Но как-то, Мите тогда исполнилось лет семнадцать, ожидалась вечеринка в весенние каникулы, время к семи близилось, а родители вроде не торопились исчезать. Митя нервничал. Дверь в комнату родителей была закрыта, оттуда слышалась музыка, кажется, Моцарт. Митя представил: папа лежит на тахте, держа на животе транзистор, и читает. Мама читает тоже. Это могло длиться вечно.
Митя прошелся по коридору туда-сюда. Он чувствовал себя очень неловко. Почему они остались? Придется что-то ребятам объяснять. К нему как раз потому любили приходить, что у него п у с т а я квартира.
Нет, ничего предосудительного они не делали. Но им, школьникам старших классов, нестерпимо хотелось вырваться из-под гнета. Гнет ощущался повсюду, везде. Везде, им казалось, взрослые на них косятся. И тогда, из протеста, они громко смеялись, толкались, что-то выкрикивали, а эта игра, притворство тоже утомляли. Хотелось расслабиться, вдохнуть полной грудью и, может, даже совсем тихо друг с другом поговорить. От взрослых все скрывать приходилось — и желание гоготать, топать и потребность в тайне, в шепоте.
Митя скисал все больше. Предвкушаемая радость рушилась. И тут мама вышла в коридор, направилась в ванную. Митю что-то толкнуло, он вперед шагнул: «Вы что, — проговорил хрипловато, — уходить не собираетесь?» И глаза спрятал. «Собираемся, — мама ответила спокойно. — Но ты же к половине восьмого гостей ждешь. Мы успеем. Или, считаешь, надо уже поторапливаться?» Митя лица ее не видел, но голос звучал насмешливо. Он чувствовал, что у него горят уши. Мимо матери проскользнул. Готов был себя избить за идиотскую постыдную нетерпеливость.
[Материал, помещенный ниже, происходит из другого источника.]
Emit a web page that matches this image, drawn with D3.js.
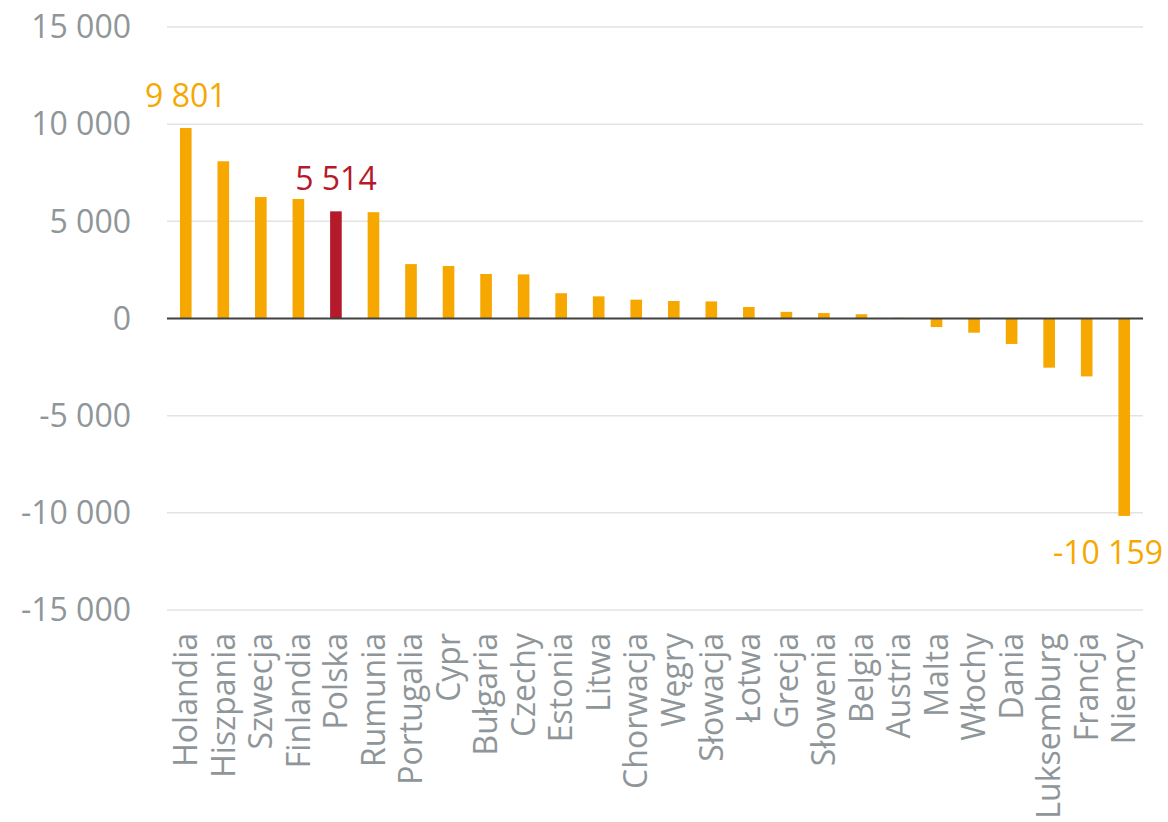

Слышал, как они одеваются в прихожей. Отец присел на корточки, застегивая тугую «молнию» на маминых сапогах. Это длилось, длилось… О чем-то они переговаривались, посмеивались. «Митя, мы ушли!» — мама выкрикнула весело. Дверной замок щелкнул. Он продолжал в кресле сидеть. Во рту было кисло, гадко.
Олег Петрович и Ольга Кирилловна Орестовы были трезвые, реально мыслящие люди. Оба много работали, Ольга Кирилловна как искусствовед, специалист по латиноамериканской культуре, Олег Петрович считался знатоком в области языкознания, поездил, мир повидал.